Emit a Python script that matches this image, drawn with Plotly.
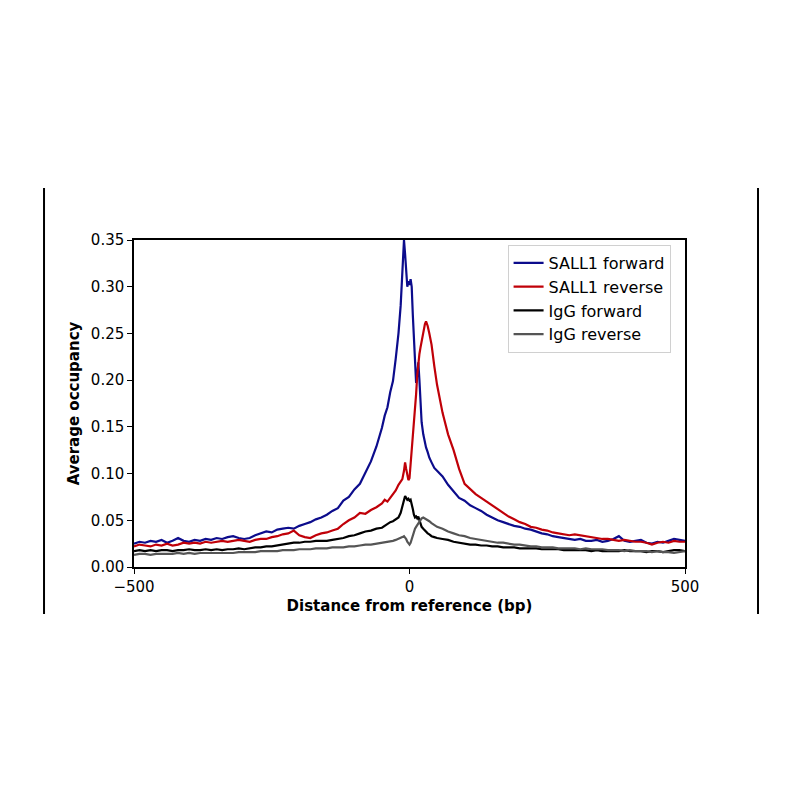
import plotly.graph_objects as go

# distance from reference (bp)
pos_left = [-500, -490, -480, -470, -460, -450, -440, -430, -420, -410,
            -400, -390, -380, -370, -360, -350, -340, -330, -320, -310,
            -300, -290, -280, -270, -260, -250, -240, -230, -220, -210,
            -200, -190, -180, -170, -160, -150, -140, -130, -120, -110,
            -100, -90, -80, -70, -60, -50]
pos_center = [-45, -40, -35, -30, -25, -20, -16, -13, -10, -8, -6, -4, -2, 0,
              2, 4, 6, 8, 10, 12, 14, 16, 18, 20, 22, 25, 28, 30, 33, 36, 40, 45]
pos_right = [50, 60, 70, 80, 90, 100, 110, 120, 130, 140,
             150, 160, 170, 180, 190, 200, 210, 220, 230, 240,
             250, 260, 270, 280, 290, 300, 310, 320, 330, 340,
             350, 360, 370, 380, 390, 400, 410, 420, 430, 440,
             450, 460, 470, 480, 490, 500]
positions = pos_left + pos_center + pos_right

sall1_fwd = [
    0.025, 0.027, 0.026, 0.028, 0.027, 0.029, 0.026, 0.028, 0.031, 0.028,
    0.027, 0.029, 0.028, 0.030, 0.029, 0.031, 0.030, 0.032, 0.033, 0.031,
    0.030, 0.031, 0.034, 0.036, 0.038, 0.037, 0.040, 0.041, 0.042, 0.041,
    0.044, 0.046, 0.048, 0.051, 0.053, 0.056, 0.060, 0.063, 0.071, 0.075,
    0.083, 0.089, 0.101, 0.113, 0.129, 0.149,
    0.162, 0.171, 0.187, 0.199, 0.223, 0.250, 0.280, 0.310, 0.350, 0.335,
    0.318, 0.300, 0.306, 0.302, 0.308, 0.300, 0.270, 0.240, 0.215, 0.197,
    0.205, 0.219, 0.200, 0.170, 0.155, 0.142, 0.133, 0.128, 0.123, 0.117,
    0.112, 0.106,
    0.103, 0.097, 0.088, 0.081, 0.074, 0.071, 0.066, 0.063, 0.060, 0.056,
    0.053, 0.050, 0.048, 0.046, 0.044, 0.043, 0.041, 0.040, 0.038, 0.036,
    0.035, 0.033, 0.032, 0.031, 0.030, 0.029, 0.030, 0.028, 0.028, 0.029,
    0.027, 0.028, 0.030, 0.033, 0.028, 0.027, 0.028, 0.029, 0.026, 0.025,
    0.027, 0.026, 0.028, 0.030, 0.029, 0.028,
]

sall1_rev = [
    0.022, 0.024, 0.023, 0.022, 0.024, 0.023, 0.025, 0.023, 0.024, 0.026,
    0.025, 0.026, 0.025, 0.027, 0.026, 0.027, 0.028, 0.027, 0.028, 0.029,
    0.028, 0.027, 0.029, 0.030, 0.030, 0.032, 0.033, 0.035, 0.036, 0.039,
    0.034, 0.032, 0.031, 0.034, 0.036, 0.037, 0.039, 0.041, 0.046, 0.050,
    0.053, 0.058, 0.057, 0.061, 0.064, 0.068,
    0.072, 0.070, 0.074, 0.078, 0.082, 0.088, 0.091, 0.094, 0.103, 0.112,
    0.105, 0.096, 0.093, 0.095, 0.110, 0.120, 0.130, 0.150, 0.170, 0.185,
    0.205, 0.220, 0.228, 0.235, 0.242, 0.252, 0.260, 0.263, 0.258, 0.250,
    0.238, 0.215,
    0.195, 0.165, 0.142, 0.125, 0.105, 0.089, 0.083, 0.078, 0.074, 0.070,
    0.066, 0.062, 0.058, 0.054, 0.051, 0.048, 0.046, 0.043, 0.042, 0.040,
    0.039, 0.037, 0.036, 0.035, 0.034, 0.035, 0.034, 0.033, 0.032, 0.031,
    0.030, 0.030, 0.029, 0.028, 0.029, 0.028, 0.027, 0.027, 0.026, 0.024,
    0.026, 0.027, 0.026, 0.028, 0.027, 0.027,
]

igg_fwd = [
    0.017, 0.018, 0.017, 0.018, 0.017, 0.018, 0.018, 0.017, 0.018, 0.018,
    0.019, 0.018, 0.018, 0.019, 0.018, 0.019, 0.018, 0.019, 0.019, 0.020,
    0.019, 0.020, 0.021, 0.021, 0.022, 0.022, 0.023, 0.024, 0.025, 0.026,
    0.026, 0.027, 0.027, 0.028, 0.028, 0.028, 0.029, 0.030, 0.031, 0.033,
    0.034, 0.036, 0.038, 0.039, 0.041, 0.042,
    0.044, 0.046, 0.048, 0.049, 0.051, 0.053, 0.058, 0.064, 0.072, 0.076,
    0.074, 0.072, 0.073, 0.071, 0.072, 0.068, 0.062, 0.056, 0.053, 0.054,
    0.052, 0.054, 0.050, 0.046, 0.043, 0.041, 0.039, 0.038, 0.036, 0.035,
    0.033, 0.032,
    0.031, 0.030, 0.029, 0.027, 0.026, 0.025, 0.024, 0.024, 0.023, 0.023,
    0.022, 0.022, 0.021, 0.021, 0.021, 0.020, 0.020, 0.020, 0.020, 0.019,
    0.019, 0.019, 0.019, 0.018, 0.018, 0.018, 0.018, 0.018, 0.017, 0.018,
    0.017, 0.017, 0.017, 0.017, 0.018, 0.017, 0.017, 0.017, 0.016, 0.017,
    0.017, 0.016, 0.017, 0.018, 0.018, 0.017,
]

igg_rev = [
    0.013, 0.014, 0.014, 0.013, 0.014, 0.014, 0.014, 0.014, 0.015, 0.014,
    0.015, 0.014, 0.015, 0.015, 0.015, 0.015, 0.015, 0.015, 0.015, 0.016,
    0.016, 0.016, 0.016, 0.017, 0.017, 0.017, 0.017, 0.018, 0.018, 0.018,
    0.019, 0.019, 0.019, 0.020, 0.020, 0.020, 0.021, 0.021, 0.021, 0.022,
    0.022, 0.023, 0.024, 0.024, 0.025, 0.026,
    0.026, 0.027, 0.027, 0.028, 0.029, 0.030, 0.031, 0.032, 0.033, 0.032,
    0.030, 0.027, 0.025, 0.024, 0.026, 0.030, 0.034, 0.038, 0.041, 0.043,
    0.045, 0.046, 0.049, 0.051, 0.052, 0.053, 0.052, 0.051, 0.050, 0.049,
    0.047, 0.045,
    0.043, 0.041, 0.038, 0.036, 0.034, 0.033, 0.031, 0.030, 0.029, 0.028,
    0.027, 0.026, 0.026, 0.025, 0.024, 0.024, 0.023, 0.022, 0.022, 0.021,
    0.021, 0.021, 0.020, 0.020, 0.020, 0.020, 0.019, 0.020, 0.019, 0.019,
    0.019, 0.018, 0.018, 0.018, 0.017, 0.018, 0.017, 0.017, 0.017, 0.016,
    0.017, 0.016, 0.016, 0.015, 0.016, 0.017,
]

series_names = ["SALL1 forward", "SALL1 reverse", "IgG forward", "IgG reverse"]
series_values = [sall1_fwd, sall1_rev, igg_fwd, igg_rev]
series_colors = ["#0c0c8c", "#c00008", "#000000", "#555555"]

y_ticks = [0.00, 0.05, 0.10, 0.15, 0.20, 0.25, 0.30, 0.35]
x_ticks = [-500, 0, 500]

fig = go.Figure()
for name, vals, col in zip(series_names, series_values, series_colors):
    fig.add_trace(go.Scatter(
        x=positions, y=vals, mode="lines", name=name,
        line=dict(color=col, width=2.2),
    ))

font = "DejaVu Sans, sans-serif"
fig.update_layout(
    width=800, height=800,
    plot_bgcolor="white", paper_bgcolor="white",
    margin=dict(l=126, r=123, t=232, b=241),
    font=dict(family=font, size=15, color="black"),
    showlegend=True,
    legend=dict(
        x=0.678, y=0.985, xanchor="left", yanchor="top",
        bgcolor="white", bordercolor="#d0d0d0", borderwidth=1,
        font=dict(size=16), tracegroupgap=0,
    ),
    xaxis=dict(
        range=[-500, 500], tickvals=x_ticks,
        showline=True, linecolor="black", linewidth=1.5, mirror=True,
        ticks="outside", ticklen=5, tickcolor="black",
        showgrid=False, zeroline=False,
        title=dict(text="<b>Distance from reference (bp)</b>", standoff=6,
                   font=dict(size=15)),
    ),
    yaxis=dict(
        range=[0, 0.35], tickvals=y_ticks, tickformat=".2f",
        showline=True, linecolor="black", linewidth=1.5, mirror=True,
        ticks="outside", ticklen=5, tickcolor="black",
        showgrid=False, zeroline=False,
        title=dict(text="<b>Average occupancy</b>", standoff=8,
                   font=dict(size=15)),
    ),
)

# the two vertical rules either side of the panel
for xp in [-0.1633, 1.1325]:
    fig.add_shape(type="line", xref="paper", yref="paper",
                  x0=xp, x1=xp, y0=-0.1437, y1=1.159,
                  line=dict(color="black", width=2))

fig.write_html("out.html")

- _Brief_:
Every line from the start of the listing above through the line with "import plotly.graph_objects as go" should be repeated exactly; skip the pictures and add nothing else.

- _Solution to this task_:
Emit a Python script that matches this image, drawn with Plotly.
import plotly.graph_objects as go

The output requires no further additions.